A partir de ces quelques remarques éparses, le lecteur se rend compte que nous nous mouvons dans les secteurs les plus névralgiques des religions. S’interroger sur le mode de communication de l’homme avec Dieu et inversement de Dieu avec l’homme n’est pas chose aisée car nous nous retrouvons aux limites les plus extrêmes de la spéculation humaine. On aura remarqué que je fais un usage très modéré des résultats de la critique biblique, non par bigoterie mais pour ne pas attribuer à une construction religieuse comme le judaïsme ou le christianisme des notions qui leur seraient étrangères intrinsèquement… Ce qui importe ici, ce n’est pas la vérité historique ou philologique à laquelle nous ne parviendrons probablement jamais complétement. Il s’agit de voir comment les adeptes de la religion et de la culture juives se comprenaient, ou se présentaient au monde extérieur.

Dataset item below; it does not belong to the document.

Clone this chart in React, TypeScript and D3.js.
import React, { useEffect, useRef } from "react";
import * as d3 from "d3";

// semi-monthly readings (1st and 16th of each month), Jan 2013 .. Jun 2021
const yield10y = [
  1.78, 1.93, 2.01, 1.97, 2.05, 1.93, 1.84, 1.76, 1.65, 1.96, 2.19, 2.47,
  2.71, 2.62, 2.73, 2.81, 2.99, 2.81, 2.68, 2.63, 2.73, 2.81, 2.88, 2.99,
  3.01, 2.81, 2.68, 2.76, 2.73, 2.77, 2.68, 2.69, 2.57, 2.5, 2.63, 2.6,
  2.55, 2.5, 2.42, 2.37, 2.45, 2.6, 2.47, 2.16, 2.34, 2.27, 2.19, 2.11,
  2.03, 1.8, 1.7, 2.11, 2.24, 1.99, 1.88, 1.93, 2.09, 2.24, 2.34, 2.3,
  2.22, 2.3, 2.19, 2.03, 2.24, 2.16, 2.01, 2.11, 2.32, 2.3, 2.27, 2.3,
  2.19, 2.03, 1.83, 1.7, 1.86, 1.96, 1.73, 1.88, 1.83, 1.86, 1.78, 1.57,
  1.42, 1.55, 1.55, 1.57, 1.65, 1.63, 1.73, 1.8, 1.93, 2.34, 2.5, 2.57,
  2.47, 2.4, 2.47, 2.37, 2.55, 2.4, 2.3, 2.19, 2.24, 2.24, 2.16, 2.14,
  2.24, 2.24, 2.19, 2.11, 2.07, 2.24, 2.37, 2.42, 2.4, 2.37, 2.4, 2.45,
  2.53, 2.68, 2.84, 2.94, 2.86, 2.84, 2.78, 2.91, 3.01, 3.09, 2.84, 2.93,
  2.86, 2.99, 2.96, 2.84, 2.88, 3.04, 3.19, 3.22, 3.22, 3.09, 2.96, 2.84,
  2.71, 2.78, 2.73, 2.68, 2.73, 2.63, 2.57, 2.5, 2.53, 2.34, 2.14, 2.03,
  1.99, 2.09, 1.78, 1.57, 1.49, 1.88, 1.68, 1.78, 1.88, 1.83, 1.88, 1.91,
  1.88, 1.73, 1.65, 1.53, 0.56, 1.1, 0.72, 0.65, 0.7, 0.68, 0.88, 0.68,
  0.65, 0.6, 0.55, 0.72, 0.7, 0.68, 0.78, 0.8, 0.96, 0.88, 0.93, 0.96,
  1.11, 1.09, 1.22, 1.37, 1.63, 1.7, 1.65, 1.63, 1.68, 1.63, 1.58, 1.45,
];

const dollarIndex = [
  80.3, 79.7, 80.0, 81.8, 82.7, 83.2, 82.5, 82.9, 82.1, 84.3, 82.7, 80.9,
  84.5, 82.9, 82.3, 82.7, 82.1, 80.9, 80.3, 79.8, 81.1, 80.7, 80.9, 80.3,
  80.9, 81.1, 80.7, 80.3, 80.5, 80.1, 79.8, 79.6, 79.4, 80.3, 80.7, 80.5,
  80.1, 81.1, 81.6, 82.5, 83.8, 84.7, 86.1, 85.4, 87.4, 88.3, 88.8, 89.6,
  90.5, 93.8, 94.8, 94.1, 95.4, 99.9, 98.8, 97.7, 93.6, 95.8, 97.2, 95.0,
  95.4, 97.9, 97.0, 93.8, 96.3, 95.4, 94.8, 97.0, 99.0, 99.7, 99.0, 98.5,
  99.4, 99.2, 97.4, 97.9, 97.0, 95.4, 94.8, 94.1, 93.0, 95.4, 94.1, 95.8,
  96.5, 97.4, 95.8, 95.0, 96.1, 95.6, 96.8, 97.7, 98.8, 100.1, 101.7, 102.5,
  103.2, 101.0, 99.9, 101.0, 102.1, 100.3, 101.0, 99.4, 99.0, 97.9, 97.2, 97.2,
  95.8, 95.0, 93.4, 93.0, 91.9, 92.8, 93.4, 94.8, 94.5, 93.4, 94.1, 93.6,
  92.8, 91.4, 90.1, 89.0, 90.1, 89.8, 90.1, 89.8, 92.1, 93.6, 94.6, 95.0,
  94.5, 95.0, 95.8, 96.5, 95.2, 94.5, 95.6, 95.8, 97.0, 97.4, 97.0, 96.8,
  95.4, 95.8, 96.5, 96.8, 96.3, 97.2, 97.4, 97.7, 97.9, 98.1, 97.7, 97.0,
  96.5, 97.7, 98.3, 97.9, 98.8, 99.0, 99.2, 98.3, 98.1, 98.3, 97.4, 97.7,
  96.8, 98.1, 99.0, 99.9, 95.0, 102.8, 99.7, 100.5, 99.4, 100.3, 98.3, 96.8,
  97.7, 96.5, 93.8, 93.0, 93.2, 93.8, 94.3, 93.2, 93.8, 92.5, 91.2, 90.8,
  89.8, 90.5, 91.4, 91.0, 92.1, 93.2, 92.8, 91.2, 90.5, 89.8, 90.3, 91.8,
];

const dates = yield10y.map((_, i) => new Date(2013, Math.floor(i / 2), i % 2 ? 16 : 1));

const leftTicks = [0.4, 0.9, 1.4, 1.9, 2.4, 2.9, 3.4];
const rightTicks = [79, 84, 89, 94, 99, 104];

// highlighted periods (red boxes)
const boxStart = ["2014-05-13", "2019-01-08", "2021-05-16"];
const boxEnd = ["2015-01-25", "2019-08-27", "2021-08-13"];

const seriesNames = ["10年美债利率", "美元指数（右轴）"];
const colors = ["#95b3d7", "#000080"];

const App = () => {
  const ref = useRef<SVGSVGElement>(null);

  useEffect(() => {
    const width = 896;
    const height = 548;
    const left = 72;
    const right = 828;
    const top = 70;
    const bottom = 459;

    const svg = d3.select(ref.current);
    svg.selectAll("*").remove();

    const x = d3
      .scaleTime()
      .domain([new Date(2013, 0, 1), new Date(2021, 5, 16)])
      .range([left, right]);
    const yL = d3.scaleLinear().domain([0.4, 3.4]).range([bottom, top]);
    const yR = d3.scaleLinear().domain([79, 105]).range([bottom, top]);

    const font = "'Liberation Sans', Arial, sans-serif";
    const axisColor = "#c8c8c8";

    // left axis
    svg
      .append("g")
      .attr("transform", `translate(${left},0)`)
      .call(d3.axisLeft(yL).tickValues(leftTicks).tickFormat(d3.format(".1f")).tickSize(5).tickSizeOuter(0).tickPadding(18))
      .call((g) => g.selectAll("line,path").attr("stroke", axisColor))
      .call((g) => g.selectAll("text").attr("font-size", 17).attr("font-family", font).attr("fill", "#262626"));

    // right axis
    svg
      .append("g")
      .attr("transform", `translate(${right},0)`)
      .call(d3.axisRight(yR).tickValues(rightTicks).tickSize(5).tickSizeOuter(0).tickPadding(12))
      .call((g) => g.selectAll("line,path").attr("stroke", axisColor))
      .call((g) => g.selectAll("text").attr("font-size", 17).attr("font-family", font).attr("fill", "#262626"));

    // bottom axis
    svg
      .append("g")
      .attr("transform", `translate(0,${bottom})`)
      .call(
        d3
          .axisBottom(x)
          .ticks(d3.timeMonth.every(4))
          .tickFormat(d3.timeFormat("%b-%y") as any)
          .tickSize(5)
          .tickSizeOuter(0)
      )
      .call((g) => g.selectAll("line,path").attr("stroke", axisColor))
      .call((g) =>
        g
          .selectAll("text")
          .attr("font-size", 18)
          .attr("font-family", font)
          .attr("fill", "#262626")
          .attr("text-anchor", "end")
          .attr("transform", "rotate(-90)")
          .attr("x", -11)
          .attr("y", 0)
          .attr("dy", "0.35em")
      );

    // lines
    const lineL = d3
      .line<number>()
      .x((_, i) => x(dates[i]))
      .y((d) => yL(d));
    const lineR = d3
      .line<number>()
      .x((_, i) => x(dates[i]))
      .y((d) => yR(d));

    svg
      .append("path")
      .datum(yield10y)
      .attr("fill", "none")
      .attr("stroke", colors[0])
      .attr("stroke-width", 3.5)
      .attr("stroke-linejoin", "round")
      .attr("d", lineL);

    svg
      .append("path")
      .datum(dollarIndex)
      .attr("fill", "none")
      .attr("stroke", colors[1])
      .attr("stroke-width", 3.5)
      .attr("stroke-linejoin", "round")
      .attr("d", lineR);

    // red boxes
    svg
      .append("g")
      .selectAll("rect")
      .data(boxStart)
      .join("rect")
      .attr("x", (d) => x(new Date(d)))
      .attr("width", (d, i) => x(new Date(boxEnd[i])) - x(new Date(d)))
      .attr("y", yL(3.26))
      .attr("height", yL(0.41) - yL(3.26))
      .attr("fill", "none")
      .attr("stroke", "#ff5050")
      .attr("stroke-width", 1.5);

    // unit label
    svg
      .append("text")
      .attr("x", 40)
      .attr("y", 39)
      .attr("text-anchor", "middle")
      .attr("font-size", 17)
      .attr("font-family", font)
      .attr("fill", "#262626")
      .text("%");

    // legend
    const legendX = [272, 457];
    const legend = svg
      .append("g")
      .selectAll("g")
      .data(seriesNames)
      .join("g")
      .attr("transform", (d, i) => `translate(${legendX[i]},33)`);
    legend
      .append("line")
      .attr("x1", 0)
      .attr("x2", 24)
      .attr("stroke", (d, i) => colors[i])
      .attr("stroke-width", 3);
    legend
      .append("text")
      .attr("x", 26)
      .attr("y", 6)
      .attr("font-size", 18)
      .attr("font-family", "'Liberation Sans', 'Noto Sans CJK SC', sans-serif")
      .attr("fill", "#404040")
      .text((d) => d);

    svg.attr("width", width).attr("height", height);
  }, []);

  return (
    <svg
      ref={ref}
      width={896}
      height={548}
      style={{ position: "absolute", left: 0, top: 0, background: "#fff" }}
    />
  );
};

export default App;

Comme on examine ce difficile sujet sous l’angle de la tradition juive, il me semble intéressant de remonter jusqu’aux prédictions prophétiques qui insistent justement et vigoureusement sur l’altérité absolue du verbe divin, comparée à la parole humaine. Je m’en tiens au prophète le plus emblématique de la Bible, Isaïe (VIIIe siècle avant notre ère) qui s’est rendu célèbre à la fois par ses imprécations contre le judaïsme de son temps mais aussi par son insistance sur le mode de fonctionnement radicalement différent de l’essence divine : Car, dit-il, mes pensées ne sont pas vos pensées… Et justement, ce terme souligne ce que les penseurs nomment l’incognoscibilité de Dieu. Saisir par ses facultés mentales, l’essence véritable de Dieu, est chose impossible pour des êtres de chair et de sang. Pourtant, cette divinité s’intéresse à l’homme, en tant que sa créature, et qu’elle a façonnée à son image. Encore une image, une métaphore ou un anthropomorphisme qu’il convient d’interpréter correctement.

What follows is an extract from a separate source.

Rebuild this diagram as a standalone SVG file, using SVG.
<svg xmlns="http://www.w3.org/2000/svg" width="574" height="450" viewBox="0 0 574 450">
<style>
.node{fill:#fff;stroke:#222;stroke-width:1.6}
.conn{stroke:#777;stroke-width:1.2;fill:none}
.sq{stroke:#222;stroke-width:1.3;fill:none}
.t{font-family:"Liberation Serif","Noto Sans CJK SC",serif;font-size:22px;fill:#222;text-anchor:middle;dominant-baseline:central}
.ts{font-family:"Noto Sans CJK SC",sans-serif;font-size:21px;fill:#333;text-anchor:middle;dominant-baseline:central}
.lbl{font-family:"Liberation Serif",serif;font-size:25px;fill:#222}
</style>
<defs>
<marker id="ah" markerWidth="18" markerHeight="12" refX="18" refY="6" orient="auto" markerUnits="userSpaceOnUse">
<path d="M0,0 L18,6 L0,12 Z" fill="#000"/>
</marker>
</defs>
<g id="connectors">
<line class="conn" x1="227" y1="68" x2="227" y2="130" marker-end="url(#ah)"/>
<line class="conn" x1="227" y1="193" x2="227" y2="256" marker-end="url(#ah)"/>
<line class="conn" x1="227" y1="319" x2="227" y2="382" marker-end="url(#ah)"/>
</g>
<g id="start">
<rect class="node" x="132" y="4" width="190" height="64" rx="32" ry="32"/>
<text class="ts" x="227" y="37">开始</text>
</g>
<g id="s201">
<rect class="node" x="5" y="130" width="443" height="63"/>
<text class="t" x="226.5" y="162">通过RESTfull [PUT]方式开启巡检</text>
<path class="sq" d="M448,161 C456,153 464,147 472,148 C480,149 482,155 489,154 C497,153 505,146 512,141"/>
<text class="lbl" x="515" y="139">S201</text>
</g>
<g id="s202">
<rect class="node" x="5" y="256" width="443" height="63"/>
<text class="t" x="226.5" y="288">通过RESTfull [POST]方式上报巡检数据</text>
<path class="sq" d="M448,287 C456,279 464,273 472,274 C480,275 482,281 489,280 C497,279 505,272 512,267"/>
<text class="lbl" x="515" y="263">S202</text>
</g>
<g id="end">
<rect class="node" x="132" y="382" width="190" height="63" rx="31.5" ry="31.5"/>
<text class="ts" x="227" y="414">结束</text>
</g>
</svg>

Sans anticiper sur les développements à venir, il me faut dire un mot de la science divine et ce faisant, tracer les limites indépassables de la science humaine. Nous verrons plus loin, en parlant de la philosophie médiévale juive, que Maimonide (et ses sources arabes comme Avicenne et al-Farabi) a insisté sur la dissemblance essentielle de ces deux modes de connaissance : le terme science prédiqué de Dieu, et prédiqué de l’homme, n’a pas du tout la même signification. L’homme va du simple au complexe, l’objet de sa spéculation ou de son intellection le précède, il existait avant lui. Il en est tout autrement de Dieu dont la pensée est créatrice d’être, pose elle-même son objet et ne dépend pas de lui. Si tel n’était pas le cas, on aboutirait à une conclusion inacceptable pour les théologiens et les philosophes croyants, ce serait une configuration où le supérieur serait édifié par l’inférieur. Et l’homme, créature de Dieu, en saurait plus que son Créateur, ce qui est une absurdité. Assurément, la littérature talmudique n’ose pas s’engager dans ces subtils détails qui font partie de la scolastique médiévale à venir, mais le raisonnement est le même et déjà, en des temps reculés, le Psalmiste s’en était fait l’écho : est ce que celui qui a implanté l’oreille n’entendrait pas ? Est-ce que celui qui a fabriqué l’œil ne verrait pas ? (Ps 94 ;9)
Comme l’horloger qui connait tous les mécanismes, même les plus secrets, de sa montre, ne saurait rien découvrir de nouveau dans l’œuvre de ses mains, ainsi Dieu, créateur des cieux et de la terre, ne saurait apprendre ni découvrir quelques chose de sa création qu’il aurait ignoré précédemment… Une telle théorie de l’altérité de la science divine existe dans la théologie juive traditionnelle, mais a dû attendre la venue d’un penseur comme Maimonide (1138-1204) pour la théoriser complétement.
Après la littérature prophétique on passera à la tradition exégétique juive qui fut la première à se confronter à cet enjeu majeur du monothéisme éthique, qui gît au fondement de toutes les grandes religions : comment Dieu s’est-il fait connaître des hommes, au point de leur indiquer avec plus ou moins de menace, la voie à suivre et la direction à éviter. Le Midrash a su relever intelligemment ce défi, à savoir interpréter clairement la volonté divine qui n’est jamais très éloignée de la Révélation. La littérature talmudique a des choses à dire sur ce sujet délicat, mais elle le fait sans verser dans l’intellectualisme radical.